Keolis Lille : une caricature de l’opacité. Depuis une vingtaine d’années, Keolis gère les transports de l’agglomération lilloise. 2005/2011 : Excédent d’exploitation transféré: Durant cette période, les résultats d’exploitation sont constamment positifs, autour de 3 millions € et sont prélevés par le canal du « bénéfice transféré ». 2012 : Résultat d’exploitation quasiment nul. 2013/2017 : Déficits d’exploitation: Durant cette période, les déficits d’exploitation sont abyssaux avec des pertes de 10 millions € annuel. Analyse de cette évolution à partir de la comparaison des données 2011 et 2017: Chiffre d’affaires : + 68 millions € (+ 27%) Frais de personnel : +8 millions € (+ 6%) Autres achats et services : + 53 millions € (+ 57%).
Cette hausse considérable de ce poste de charges pourrait provenir de (sur) facturations effectuées par le Groupe. On peut en faire légitimement l’hypothèse, puisque Keolis a présenté sa candidature au renouvellement et se félicite dans son document de référence 2017 d’avoir été ’heureux élu. Aucun groupe, encore moins avec un actionnaire, fonds de pension canadien, ne pourrait se réjouir de supporter des déficits aussi importants.

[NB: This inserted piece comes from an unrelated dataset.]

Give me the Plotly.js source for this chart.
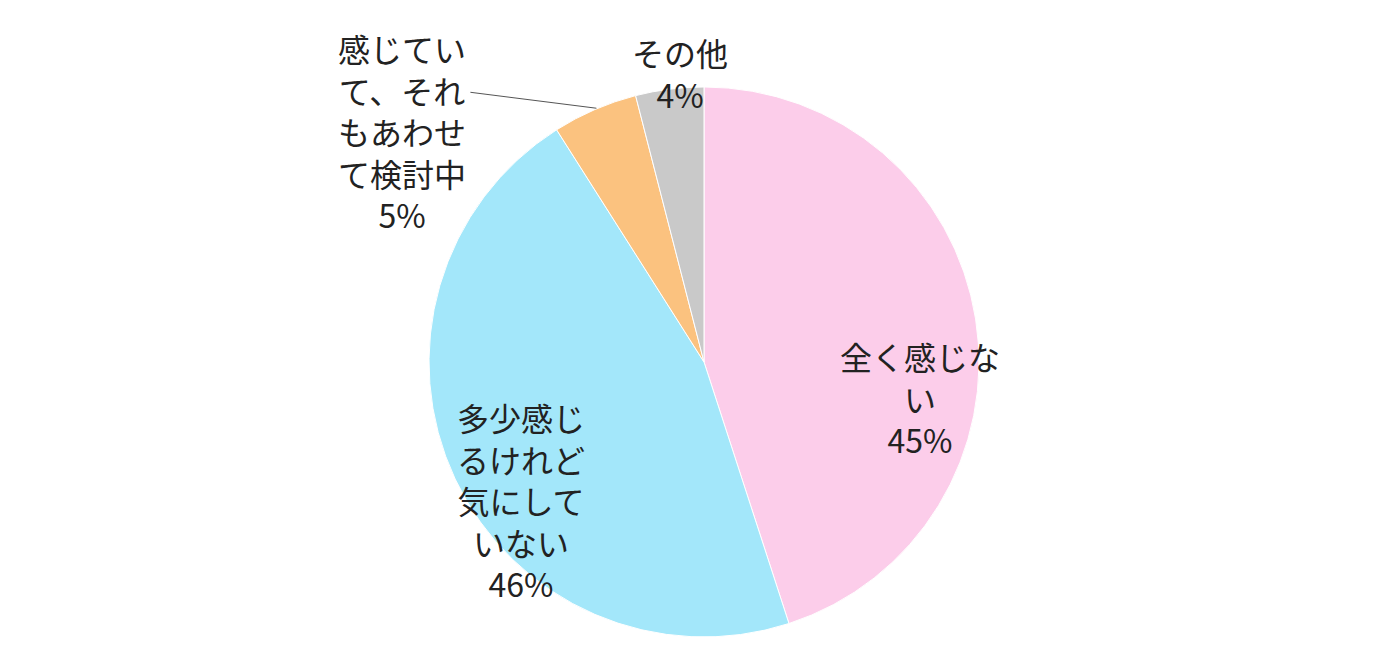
<!DOCTYPE html>
<html>
<head>
<meta charset="utf-8">
<script src="https://cdn.plot.ly/plotly-3.0.1.min.js"></script>
<style>
  html, body { margin: 0; padding: 0; background: #fff; }
  #chart { width: 1400px; height: 664px; }
</style>
</head>
<body>
<div id="chart"></div>
<script>
var categories = ['全く感じない', '多少感じるけれど気にしていない', '感じていて、それもあわせて検討中', 'その他'];
var shares = [45, 46, 5, 4];
var labelLines = ['全く感じな<br>い', '多少感じ<br>るけれど<br>気にして<br>いない', '感じてい<br>て、それ<br>もあわせ<br>て検討中', 'その他'];
var sliceColors = ['#fccdea', '#a3e7fa', '#fbc27f', '#c9c9c9'];

// where each label block sits (paper coords), same order as categories
var labelX = [0.657, 0.372, 0.287, 0.486];
var labelY = [0.402, 0.247, 0.803, 0.890];

var font = '"Noto Sans CJK JP", "Noto Sans", sans-serif';

var trace1 = {
  type: 'pie',
  labels: categories,
  values: shares,
  textinfo: 'none',
  sort: false,
  direction: 'clockwise',
  rotation: 0,
  marker: { colors: sliceColors, line: { color: '#ffffff', width: 1 } },
  domain: { x: [0.3064, 0.6993], y: [0.0407, 0.869] },
  hoverinfo: 'label+percent'
};

var annotations = categories.map(function (c, i) {
  return {
    xref: 'paper', yref: 'paper',
    x: labelX[i], y: labelY[i],
    xanchor: 'center', yanchor: 'middle',
    text: labelLines[i] + '<br>' + shares[i] + '%',
    showarrow: false, align: 'center',
    font: { family: font, size: 32, color: '#222222' }
  };
});

var layout = {
  width: 1400,
  height: 664,
  margin: { l: 0, r: 0, t: 0, b: 0 },
  paper_bgcolor: '#ffffff',
  showlegend: false,
  annotations: annotations,
  // leader line for the 5% label
  shapes: [
    {
      type: 'line', xref: 'paper', yref: 'paper',
      x0: 0.336, y0: 0.861, x1: 0.426, y1: 0.837,
      line: { color: '#555555', width: 1 }
    }
  ]
};

Plotly.newPlot('chart', [trace1], layout, { displayModeBar: false });
</script>
</body>
</html>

Keolis Caen : une caricature du double pompage. Prélèvement du résultat d’exploitation: Entre 2013 et 2017, le résultat d’exploitation constamment positif, compris entre 1 et 2 million € est automatiquement prélevé à la source par le Groupe, faisant apparaître un résultat final très faible. Prêt de trésorerie sans intérêt: Keolis Caen prête de manière permanente une somme variant autour de 8 millions € à Keolis SA, et ceci sans facturer le moindre intérêt. Ce double pompage s’effectue au détriment de la collectivité qui subventionne les investissements et le fonctionnement et au détriment du personnel qui se voit opposer l’absence de marges de manoeuvre dans les négociations. Keolis Rennes : une caricature de prêt sans intérêt. Depuis 2013, le résultat d’exploitation est toujours déficitaire, une situation probablement lié à des surfacturations de services. Le Groupe compense une petite partie de la perte. Mais la spécificité de Rennes est l’importance des prêts sans intérêt : entre 2013 et 2017, les prêts au Groupe ont pu atteindre des sommes faramineuses comme en 2015, avec 27 millions €. Pour accorder un tel niveau de prêt, Keolis Rennes, utilise les avances de la collectivité, des usagers, les dettes fournisseurs et dettes fiscales et sociales.
Keolis Amiens : une deuxième caricature du double pompage. Entrée dans le groupe Keolis en 2012, Keolis Amiens présente, de 2013 à 2017, les mêmes caractéristiques que celles de Caen. Le résultat d’exploitation variant entre 0,2 et 1, million €, est systématiquement prélevé par le canal « bénéfice transféré ». La trésorerie de la filiale fait l’objet de prêt sans intérêt, d’un montant quasi permanent de 8 millions €.
Ces 4 cas ne sont pas isolés, et révèlent la stratégie du groupe Keolis, qui cherchent à faire disparaître les véritables résultats des filiales de production, afin de maintenir une pression permanente sur les collectivités locales et sur le personnel et au détriment du service public.